**PROBLEM TO WORK ON:**
Copy the listing below line for line, starting at its first line and ending with the line that has "0.02, 0.0, 0.0];" in it. Add nothing.
※
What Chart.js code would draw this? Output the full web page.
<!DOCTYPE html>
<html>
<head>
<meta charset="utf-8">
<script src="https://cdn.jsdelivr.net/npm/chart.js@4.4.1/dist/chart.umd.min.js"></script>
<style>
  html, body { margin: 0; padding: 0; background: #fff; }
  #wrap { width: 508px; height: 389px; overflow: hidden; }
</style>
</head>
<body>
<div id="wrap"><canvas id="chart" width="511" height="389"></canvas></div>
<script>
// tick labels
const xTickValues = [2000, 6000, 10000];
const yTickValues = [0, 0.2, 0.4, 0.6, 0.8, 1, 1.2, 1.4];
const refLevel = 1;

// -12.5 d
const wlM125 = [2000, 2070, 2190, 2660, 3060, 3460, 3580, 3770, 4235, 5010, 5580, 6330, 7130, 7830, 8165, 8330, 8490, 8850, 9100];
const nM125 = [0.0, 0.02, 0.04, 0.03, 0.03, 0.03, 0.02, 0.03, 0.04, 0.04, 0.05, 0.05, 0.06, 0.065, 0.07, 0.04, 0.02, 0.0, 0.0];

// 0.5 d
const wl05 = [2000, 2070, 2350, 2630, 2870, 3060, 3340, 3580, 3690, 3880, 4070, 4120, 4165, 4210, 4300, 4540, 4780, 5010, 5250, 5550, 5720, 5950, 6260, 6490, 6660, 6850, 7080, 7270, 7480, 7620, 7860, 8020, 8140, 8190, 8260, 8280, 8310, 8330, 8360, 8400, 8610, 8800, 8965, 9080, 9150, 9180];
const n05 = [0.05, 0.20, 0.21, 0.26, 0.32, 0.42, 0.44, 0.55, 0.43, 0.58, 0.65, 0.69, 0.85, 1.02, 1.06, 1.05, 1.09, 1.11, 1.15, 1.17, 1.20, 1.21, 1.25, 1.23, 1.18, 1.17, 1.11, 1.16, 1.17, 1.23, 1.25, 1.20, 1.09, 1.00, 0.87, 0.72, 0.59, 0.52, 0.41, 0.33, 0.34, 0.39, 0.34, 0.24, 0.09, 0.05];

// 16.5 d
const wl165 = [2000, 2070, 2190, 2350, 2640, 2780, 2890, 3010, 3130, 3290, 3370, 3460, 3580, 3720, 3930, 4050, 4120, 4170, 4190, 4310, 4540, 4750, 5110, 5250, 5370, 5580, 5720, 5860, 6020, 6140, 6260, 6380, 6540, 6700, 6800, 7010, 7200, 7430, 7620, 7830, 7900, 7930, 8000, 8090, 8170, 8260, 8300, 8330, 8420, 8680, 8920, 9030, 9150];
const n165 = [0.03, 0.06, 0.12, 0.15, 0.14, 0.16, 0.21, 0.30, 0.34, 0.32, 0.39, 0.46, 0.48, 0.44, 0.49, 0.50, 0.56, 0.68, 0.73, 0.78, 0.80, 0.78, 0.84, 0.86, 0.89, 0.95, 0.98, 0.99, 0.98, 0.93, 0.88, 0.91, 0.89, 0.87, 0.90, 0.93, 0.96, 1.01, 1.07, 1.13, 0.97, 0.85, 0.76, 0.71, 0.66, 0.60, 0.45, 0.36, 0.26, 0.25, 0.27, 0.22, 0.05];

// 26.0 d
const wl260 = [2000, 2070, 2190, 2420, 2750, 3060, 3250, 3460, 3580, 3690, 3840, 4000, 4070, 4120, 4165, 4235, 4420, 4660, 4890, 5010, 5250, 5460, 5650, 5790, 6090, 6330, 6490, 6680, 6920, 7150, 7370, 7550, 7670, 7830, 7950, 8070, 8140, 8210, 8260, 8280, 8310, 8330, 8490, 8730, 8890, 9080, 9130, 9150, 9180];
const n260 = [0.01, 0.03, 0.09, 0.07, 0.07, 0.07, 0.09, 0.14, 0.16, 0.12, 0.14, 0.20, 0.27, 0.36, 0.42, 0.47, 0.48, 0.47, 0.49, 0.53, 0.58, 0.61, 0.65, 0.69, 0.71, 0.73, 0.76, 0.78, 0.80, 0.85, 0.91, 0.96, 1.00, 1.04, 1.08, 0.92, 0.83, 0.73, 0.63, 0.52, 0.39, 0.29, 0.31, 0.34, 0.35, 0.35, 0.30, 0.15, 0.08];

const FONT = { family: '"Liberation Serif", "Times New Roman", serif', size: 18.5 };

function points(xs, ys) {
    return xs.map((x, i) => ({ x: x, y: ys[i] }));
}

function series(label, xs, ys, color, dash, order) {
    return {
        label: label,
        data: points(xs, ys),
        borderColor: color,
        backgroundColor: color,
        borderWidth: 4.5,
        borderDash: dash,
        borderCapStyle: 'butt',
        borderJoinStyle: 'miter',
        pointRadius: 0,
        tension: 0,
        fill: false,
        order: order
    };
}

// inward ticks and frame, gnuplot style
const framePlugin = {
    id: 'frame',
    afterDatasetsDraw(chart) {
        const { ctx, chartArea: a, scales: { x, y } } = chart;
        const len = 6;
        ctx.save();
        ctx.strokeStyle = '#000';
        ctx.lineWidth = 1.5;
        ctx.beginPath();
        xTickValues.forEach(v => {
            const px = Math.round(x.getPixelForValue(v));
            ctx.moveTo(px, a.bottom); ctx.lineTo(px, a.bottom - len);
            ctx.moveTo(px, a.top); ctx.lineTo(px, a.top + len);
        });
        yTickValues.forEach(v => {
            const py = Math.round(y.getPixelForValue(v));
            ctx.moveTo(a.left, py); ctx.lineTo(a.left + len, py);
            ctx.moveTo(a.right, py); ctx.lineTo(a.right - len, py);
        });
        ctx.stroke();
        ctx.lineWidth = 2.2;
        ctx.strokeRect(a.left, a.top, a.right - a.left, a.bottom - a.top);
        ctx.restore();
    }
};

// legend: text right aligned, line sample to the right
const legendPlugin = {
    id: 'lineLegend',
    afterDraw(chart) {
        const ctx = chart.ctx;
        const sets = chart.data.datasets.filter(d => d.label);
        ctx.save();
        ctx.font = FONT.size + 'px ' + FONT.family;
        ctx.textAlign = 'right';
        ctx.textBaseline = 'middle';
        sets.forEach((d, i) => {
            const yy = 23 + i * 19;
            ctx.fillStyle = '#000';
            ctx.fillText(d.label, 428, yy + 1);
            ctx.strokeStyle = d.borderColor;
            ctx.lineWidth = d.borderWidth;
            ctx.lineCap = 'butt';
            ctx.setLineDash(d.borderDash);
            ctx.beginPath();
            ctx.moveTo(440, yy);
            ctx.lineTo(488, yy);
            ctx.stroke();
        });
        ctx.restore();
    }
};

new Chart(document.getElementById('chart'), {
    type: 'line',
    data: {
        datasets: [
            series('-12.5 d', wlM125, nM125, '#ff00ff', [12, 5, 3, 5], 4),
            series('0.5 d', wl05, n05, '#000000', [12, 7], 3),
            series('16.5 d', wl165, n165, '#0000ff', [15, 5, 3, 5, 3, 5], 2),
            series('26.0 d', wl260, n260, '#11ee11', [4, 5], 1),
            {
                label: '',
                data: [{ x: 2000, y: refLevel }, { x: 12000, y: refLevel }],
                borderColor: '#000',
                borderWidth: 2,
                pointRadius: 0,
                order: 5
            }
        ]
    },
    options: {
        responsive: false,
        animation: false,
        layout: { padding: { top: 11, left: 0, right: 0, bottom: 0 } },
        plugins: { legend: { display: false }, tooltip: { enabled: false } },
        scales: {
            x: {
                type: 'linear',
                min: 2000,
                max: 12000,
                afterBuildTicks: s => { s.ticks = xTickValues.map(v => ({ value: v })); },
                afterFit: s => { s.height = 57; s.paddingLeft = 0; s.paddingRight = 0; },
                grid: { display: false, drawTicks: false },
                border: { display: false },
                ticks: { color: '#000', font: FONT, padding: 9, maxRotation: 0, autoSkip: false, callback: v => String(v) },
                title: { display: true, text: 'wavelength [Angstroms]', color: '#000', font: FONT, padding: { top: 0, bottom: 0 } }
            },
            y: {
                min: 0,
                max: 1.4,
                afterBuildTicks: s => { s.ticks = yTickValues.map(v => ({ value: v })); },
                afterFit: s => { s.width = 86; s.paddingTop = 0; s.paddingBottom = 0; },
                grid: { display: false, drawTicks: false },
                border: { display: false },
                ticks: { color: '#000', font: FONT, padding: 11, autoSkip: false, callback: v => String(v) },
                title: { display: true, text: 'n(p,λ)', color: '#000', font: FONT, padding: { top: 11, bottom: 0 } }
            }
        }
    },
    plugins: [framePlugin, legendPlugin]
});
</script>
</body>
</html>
※
**SOLVED EXERCISE:**
What Chart.js code would draw this? Output the full web page.
<!DOCTYPE html>
<html>
<head>
<meta charset="utf-8">
<script src="https://cdn.jsdelivr.net/npm/chart.js@4.4.1/dist/chart.umd.min.js"></script>
<style>
  html, body { margin: 0; padding: 0; background: #fff; }
  #wrap { width: 508px; height: 389px; overflow: hidden; }
</style>
</head>
<body>
<div id="wrap"><canvas id="chart" width="511" height="389"></canvas></div>
<script>
// tick labels
const xTickValues = [2000, 6000, 10000];
const yTickValues = [0, 0.2, 0.4, 0.6, 0.8, 1, 1.2, 1.4];
const refLevel = 1;

// -12.5 d
const wlM125 = [2000, 2070, 2190, 2660, 3060, 3460, 3580, 3770, 4235, 5010, 5580, 6330, 7130, 7830, 8165, 8330, 8490, 8850, 9100];
const nM125 = [0.0, 0.02, 0.04, 0.03, 0.03, 0.03, 0.02, 0.03, 0.04, 0.04, 0.05, 0.05, 0.06, 0.065, 0.07, 0.04, 0.02, 0.0, 0.0];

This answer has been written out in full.